Short and long term effects – We need to go through a learning curve
The free – purely ad funded service is very attractive from as capex is minimal, and take-up rates can be much better than in the other cases. From an opex perspective, this is most costly, and if you are footing operating costs, you cannot tell beforehand if you are ever going to break even.
You can only tell if it is a financially sound business once there is a few months’ worth of data about growth and average ad revenue. In the long run, this is probably the model that we all will be forced to adopt when the mobile advertising industry matures, but that is still a few years away. Also, as capex is minimal, there might not be enough commitment from your partners to promote the service.

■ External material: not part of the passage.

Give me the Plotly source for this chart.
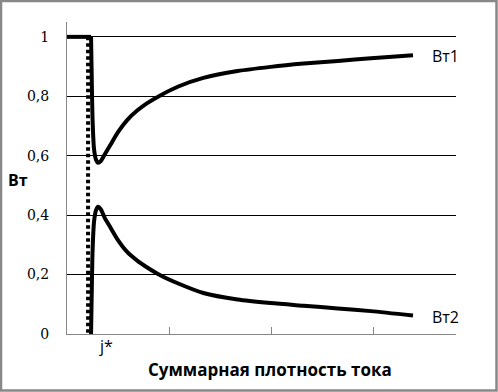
import plotly.graph_objects as go

# Data (x in arbitrary units of total current density; ticks at 0,1,2,3)
x_bt1 = [0.0, 0.235, 0.24, 0.25, 0.265, 0.285, 0.304, 0.33, 0.37, 0.422, 0.50, 0.588,
         0.686, 0.784, 0.912, 1.088, 1.333, 1.667, 1.99, 2.314, 2.647, 2.971, 3.382]
bt1 = [1.0, 1.0, 0.90, 0.72, 0.62, 0.585, 0.576, 0.582, 0.605, 0.635, 0.680, 0.720,
       0.752, 0.777, 0.803, 0.833, 0.862, 0.885, 0.899, 0.910, 0.919, 0.928, 0.938]

x_bt2 = [0.235, 0.24, 0.25, 0.265, 0.285, 0.304, 0.33, 0.37, 0.422, 0.50, 0.588,
         0.686, 0.784, 0.912, 1.088, 1.333, 1.667, 1.99, 2.314, 2.647, 2.971, 3.382]
bt2 = [0.0, 0.10, 0.28, 0.38, 0.418, 0.428, 0.42, 0.39, 0.36, 0.315, 0.276,
       0.247, 0.224, 0.198, 0.170, 0.138, 0.116, 0.104, 0.095, 0.086, 0.077, 0.062]

j_star_x = [0.206, 0.206]
j_star_y = [1.0, 0.0]

y_ticks = [0, 0.2, 0.4, 0.6, 0.8, 1.0]
y_tick_labels = ["0", "0,2", "0,4", "0,6", "0,8", "1"]
x_ticks = [0, 1, 2, 3]

W, H = 498, 392
L, R, T, B = 67, 42, 22, 58
pw, ph = W - L - R, H - T - B

def px(xp):
    return (xp - L) / pw

def py(yp):
    return (H - B - yp) / ph

fig = go.Figure()
fig.add_trace(go.Scatter(x=j_star_x, y=j_star_y, mode="lines",
                         line=dict(color="black", width=4, dash="3.5px,3px"),
                         showlegend=False, hoverinfo="skip"))
# Вт1: flat part (linear) + smooth curve
fig.add_trace(go.Scatter(x=x_bt1[:2], y=bt1[:2], mode="lines", name="Вт1",
                         line=dict(color="black", width=4), showlegend=False))
fig.add_trace(go.Scatter(x=x_bt1[1:], y=bt1[1:], mode="lines", name="Вт1",
                         line=dict(color="black", width=4, shape="spline", smoothing=0.7),
                         showlegend=False))
fig.add_trace(go.Scatter(x=x_bt2, y=bt2, mode="lines", name="Вт2",
                         line=dict(color="black", width=4, shape="spline", smoothing=0.7),
                         showlegend=False))

fig.update_layout(
    width=W, height=H,
    margin=dict(l=L, r=R, t=T, b=B),
    paper_bgcolor="white", plot_bgcolor="white",
    xaxis=dict(range=[0, pw / 102.3], tickvals=x_ticks, ticktext=["", "", "", ""],
               ticks="inside", ticklen=7, tickcolor="#868686", tickwidth=1,
               showline=True, linecolor="#868686", linewidth=1,
               showgrid=False, zeroline=False),
    yaxis=dict(range=[0, 1.05], tickvals=y_ticks, ticktext=y_tick_labels,
               showline=True, linecolor="#868686", linewidth=1,
               showgrid=True, gridcolor="black", gridwidth=1, zeroline=False,
               ticks="", ticklabelstandoff=14,
               tickfont=dict(family="DejaVu Serif", size=14, color="black")),
    font=dict(family="Open Sans", color="black"),
)

annotations = [
    dict(text="<b>Вт</b>", x=px(18), y=py(180), font=dict(size=16)),
    dict(text="<b>Суммарная плотность тока</b>", x=px(270), y=py(369), font=dict(size=17)),
    dict(text="j*", x=px(106), y=py(346), font=dict(size=16)),
    dict(text="Вт1", x=px(445), y=py(56), font=dict(size=16)),
    dict(text="Вт2", x=px(445), y=py(317), font=dict(size=16)),
]
for a in annotations:
    fig.add_annotation(xref="paper", yref="paper", showarrow=False,
                       xanchor="center", yanchor="middle", **a)

# outer frame of the chart
fig.add_shape(type="rect", xref="paper", yref="paper",
              x0=px(1), x1=px(496.5), y0=py(390.5), y1=py(1),
              line=dict(color="#888888", width=2.5), layer="above")

fig.write_html("out.html", config={"displayModeBar": False},
               post_script="document.body.style.margin='0';document.body.style.overflow='hidden';")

If you start out with this, there will be very little room for you to manoeuvre.
Even though the Freemium service also sports good take-up rates, it is probably not a viable option as it requires the same infrastructure, but only offers the full service portfolio to a small proportion of the users. As a result, ongoing costs are still the same but revenue sources only look marginally better than with the completely free version.
Subscription-based service: the subscription fee has a negative impact on the takeup rates, but provided that the fees are flat-rate, you know the model works. It is already generating revenue for many mobile businesses. An ad-serving platform integrated with various delivery channels from SMS to Android apps can give you a tool to increase profit margins and competitiveness. A subscription fee will also help you promote the user-base as a premium-worthy target towards advertisers, as subscription fees filter out those who only use the service because it is free. This can help you push more towards the easy-paying CPM model.